### EXERCISE INPUT
▼▼▼
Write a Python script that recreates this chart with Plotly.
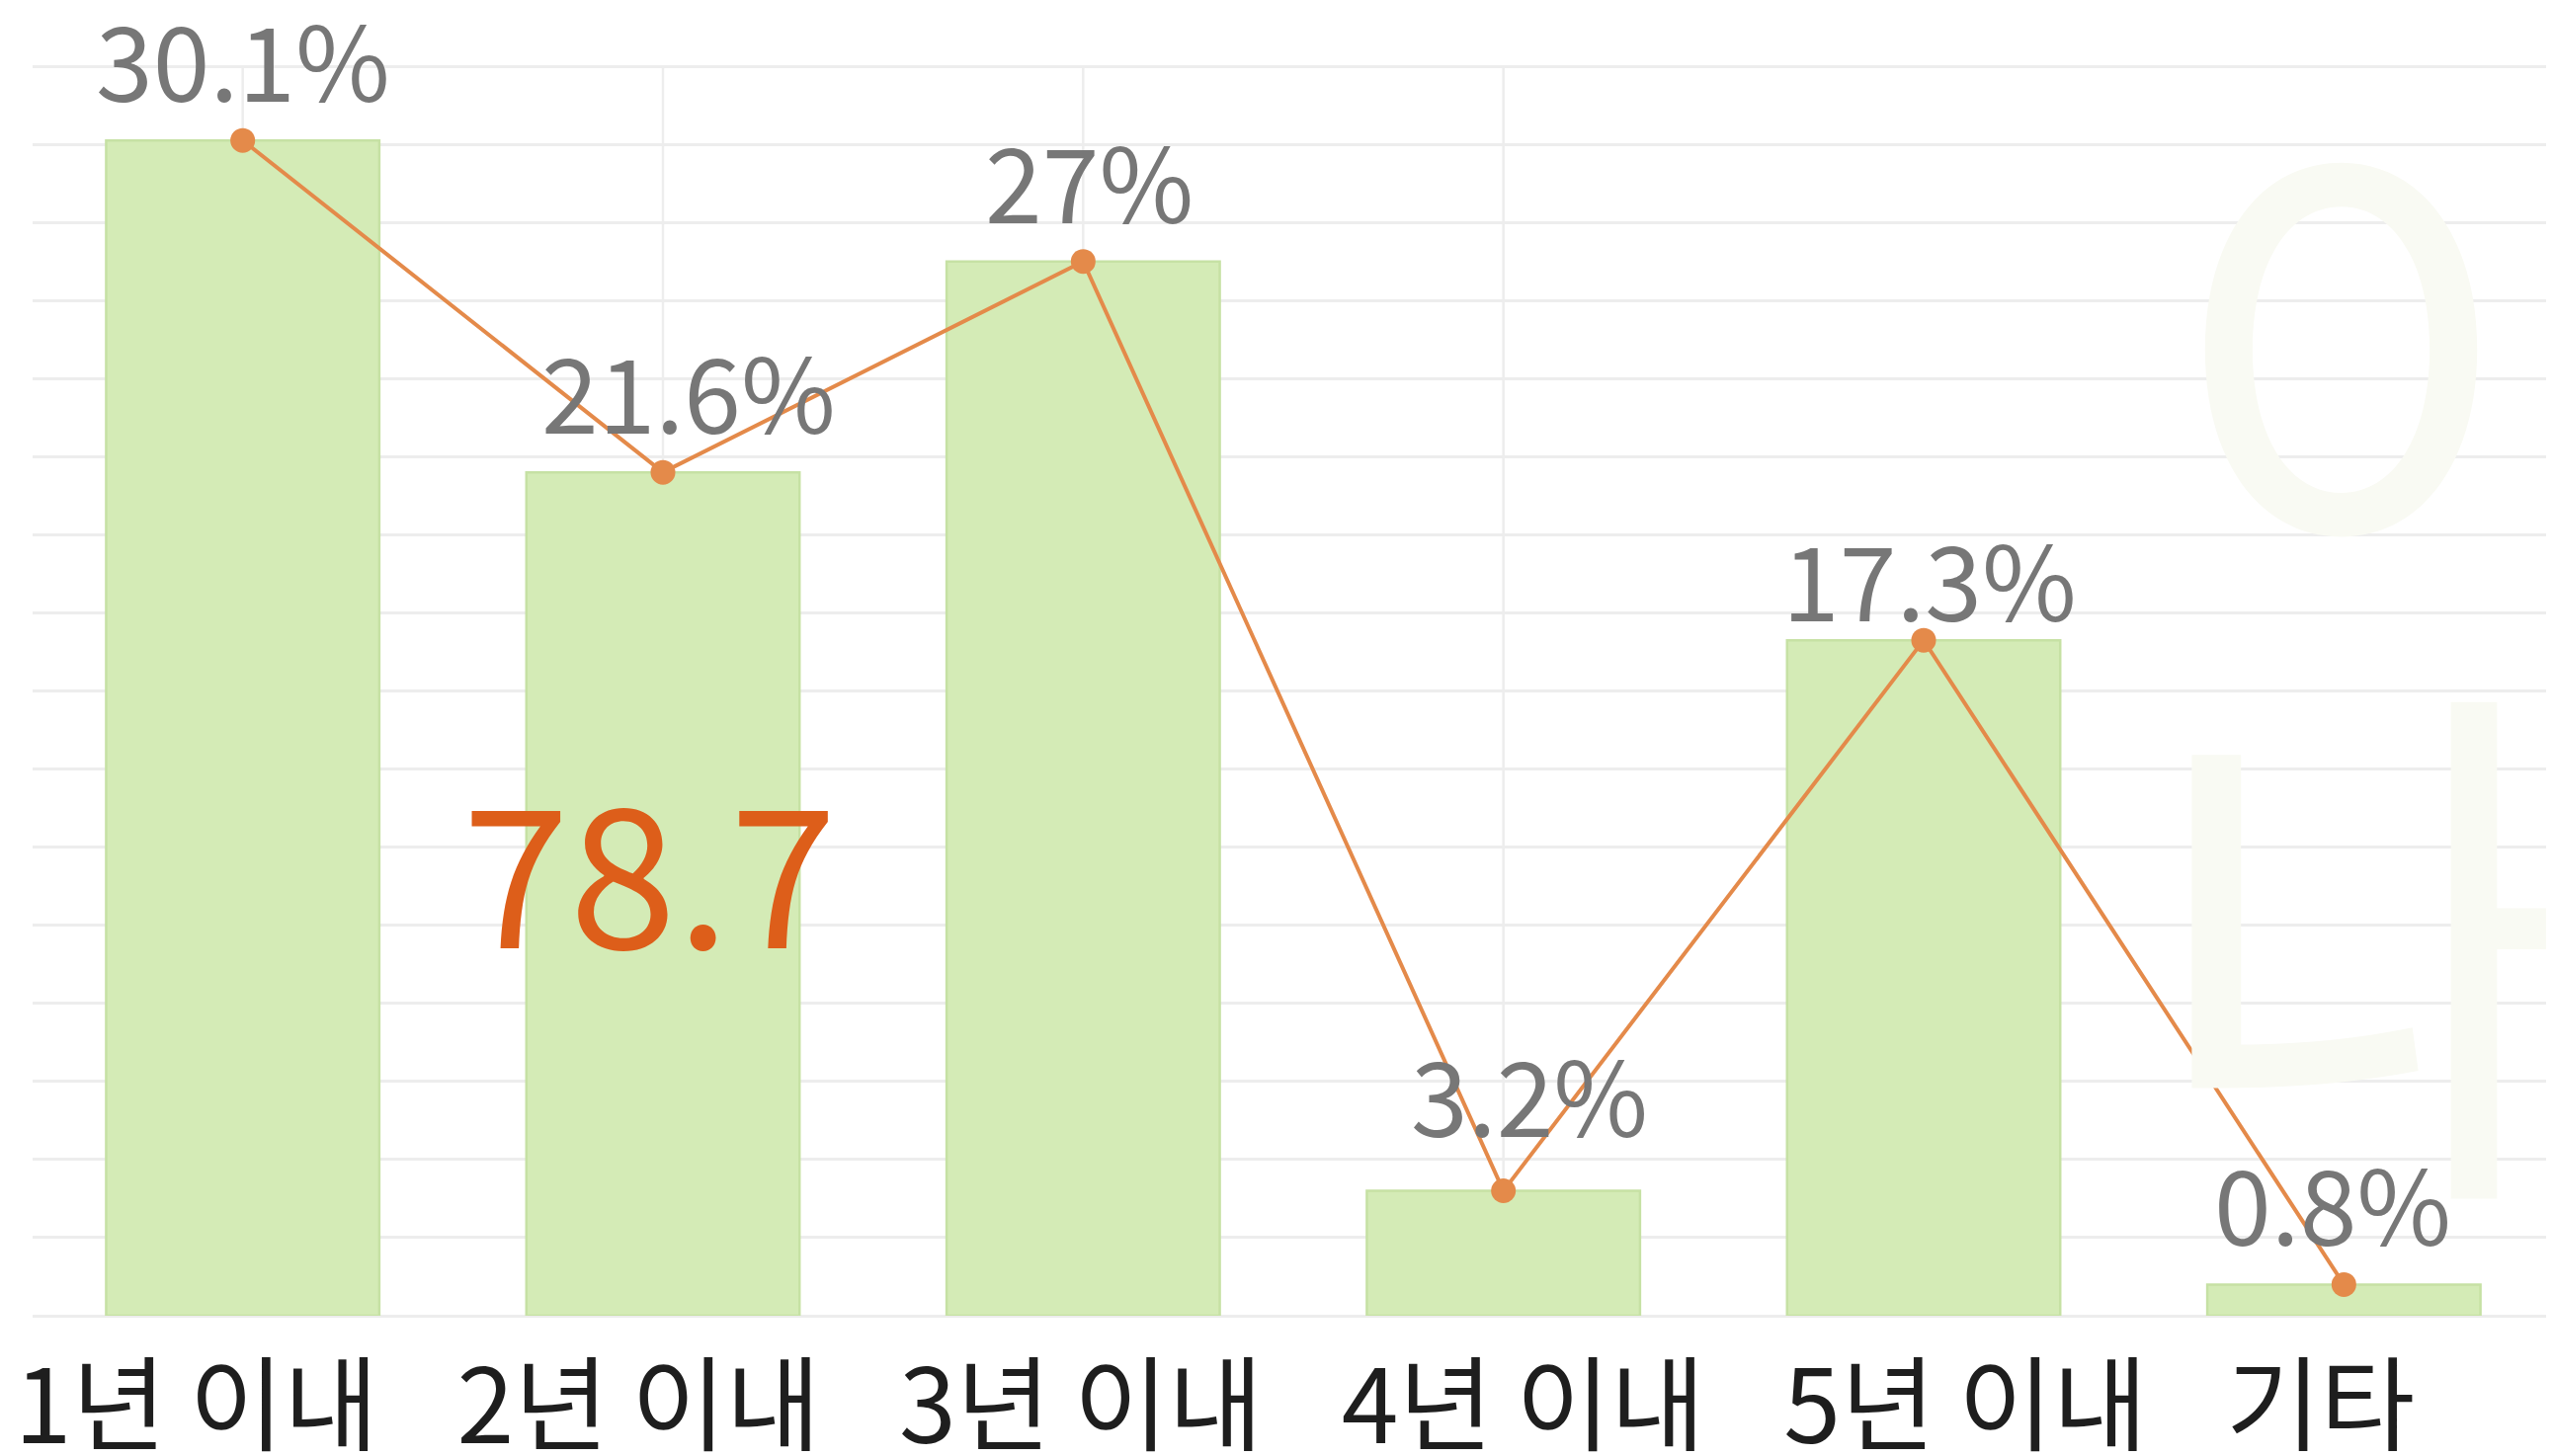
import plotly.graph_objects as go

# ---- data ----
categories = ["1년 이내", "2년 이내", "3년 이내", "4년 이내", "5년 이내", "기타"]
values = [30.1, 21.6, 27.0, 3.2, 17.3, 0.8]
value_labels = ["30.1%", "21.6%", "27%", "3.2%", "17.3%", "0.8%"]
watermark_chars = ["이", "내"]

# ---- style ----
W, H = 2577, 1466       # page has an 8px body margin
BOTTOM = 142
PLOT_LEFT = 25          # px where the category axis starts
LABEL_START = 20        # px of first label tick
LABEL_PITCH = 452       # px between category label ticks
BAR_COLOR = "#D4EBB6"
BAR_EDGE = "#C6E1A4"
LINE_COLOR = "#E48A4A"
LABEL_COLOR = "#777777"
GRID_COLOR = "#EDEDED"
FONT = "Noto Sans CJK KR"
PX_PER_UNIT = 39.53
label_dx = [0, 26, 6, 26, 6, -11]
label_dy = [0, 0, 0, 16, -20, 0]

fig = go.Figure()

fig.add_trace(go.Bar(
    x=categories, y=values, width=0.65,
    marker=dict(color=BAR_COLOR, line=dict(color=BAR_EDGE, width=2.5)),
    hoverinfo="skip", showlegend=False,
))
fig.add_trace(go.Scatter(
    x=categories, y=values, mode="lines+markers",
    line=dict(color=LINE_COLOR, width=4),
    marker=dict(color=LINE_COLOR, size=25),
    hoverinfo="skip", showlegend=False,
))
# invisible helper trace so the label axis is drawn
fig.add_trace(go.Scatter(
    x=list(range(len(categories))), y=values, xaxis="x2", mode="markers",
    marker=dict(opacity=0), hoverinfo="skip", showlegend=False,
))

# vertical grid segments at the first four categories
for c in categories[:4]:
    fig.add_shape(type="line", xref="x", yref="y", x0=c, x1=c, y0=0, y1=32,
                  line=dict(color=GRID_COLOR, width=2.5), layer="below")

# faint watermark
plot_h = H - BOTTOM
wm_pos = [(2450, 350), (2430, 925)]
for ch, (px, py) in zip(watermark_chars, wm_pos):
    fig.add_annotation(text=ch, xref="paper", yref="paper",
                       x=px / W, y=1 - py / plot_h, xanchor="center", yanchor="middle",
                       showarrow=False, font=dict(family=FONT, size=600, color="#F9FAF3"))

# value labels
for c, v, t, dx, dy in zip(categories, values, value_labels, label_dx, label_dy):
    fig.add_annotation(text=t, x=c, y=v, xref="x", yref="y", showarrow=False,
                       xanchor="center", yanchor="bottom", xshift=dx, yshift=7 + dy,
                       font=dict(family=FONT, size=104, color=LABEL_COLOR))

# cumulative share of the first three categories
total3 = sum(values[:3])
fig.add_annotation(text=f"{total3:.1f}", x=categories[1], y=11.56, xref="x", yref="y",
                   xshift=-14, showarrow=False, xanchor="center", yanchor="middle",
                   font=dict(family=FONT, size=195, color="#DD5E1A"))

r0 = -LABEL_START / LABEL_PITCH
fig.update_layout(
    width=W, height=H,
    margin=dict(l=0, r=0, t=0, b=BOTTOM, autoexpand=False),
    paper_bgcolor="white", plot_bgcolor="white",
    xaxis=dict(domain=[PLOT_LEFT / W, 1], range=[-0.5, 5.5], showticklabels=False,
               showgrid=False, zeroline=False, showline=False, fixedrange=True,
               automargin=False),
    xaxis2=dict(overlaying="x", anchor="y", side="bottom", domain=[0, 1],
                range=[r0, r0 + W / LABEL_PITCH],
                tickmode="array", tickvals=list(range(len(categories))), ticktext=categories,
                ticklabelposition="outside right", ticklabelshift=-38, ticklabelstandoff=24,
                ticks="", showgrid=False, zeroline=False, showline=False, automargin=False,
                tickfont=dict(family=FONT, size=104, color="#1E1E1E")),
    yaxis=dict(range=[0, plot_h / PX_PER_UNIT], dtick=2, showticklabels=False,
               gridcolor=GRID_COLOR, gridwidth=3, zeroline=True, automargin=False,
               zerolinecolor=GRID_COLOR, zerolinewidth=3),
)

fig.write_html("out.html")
▲▲▲
▼▼▼
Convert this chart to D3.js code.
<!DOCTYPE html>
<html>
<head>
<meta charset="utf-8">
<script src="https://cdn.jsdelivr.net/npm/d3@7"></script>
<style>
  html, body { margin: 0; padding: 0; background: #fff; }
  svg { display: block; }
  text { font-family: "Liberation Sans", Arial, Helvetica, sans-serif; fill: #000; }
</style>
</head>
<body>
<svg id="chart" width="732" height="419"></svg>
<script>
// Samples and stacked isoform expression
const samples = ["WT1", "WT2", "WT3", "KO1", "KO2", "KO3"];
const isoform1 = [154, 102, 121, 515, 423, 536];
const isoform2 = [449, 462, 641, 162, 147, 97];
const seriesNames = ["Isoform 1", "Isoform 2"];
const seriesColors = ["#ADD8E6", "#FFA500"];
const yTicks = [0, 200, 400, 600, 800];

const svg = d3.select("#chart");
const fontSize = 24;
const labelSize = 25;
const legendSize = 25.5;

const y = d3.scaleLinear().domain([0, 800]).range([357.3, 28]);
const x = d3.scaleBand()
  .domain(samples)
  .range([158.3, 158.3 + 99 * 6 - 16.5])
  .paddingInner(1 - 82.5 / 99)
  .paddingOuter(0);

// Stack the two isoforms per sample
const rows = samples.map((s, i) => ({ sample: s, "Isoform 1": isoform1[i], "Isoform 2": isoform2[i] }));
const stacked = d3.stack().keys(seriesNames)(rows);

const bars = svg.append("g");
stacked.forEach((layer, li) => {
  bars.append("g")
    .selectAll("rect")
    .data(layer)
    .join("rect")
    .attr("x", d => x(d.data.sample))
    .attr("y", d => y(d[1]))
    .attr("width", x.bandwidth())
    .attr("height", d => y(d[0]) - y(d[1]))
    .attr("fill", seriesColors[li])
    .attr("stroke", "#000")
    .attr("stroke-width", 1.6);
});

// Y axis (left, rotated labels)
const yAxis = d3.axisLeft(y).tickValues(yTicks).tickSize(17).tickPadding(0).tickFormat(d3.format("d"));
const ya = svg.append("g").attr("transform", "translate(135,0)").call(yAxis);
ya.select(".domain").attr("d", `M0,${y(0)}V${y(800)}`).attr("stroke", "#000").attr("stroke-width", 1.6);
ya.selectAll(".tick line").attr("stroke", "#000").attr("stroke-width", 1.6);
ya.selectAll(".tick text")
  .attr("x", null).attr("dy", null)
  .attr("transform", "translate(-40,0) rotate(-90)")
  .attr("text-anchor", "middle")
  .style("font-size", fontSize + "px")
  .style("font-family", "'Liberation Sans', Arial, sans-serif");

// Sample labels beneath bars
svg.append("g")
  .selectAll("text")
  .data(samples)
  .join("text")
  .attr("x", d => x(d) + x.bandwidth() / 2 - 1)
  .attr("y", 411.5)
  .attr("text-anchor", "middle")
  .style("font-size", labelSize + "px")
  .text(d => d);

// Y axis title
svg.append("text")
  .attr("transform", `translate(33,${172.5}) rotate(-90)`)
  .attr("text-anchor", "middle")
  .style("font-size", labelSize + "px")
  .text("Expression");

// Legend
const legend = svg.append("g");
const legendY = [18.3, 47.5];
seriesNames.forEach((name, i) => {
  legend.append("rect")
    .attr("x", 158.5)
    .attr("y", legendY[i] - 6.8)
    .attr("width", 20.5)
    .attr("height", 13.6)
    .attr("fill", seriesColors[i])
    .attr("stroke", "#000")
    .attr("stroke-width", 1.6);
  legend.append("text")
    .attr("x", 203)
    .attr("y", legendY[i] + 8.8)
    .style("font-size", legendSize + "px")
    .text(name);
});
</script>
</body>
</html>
▲▲▲
▼▼▼
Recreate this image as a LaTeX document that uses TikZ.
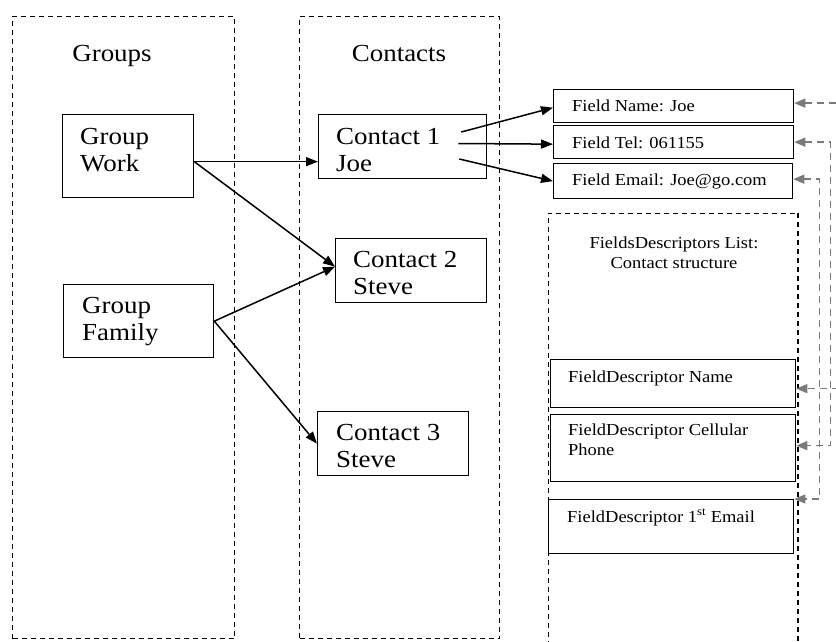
▲▲▲
### GOAL OF THE EXERCISE
Taking the lines above, repeat exactly those from the line that contains "Convert this chart to D3.js code." through the line that contains "const yTicks = [0, 200, 400, 600, 800];", and both of those lines as well. Include nothing else.

### ANSWER
Convert this chart to D3.js code.
<!DOCTYPE html>
<html>
<head>
<meta charset="utf-8">
<script src="https://cdn.jsdelivr.net/npm/d3@7"></script>
<style>
  html, body { margin: 0; padding: 0; background: #fff; }
  svg { display: block; }
  text { font-family: "Liberation Sans", Arial, Helvetica, sans-serif; fill: #000; }
</style>
</head>
<body>
<svg id="chart" width="732" height="419"></svg>
<script>
// Samples and stacked isoform expression
const samples = ["WT1", "WT2", "WT3", "KO1", "KO2", "KO3"];
const isoform1 = [154, 102, 121, 515, 423, 536];
const isoform2 = [449, 462, 641, 162, 147, 97];
const seriesNames = ["Isoform 1", "Isoform 2"];
const seriesColors = ["#ADD8E6", "#FFA500"];
const yTicks = [0, 200, 400, 600, 800];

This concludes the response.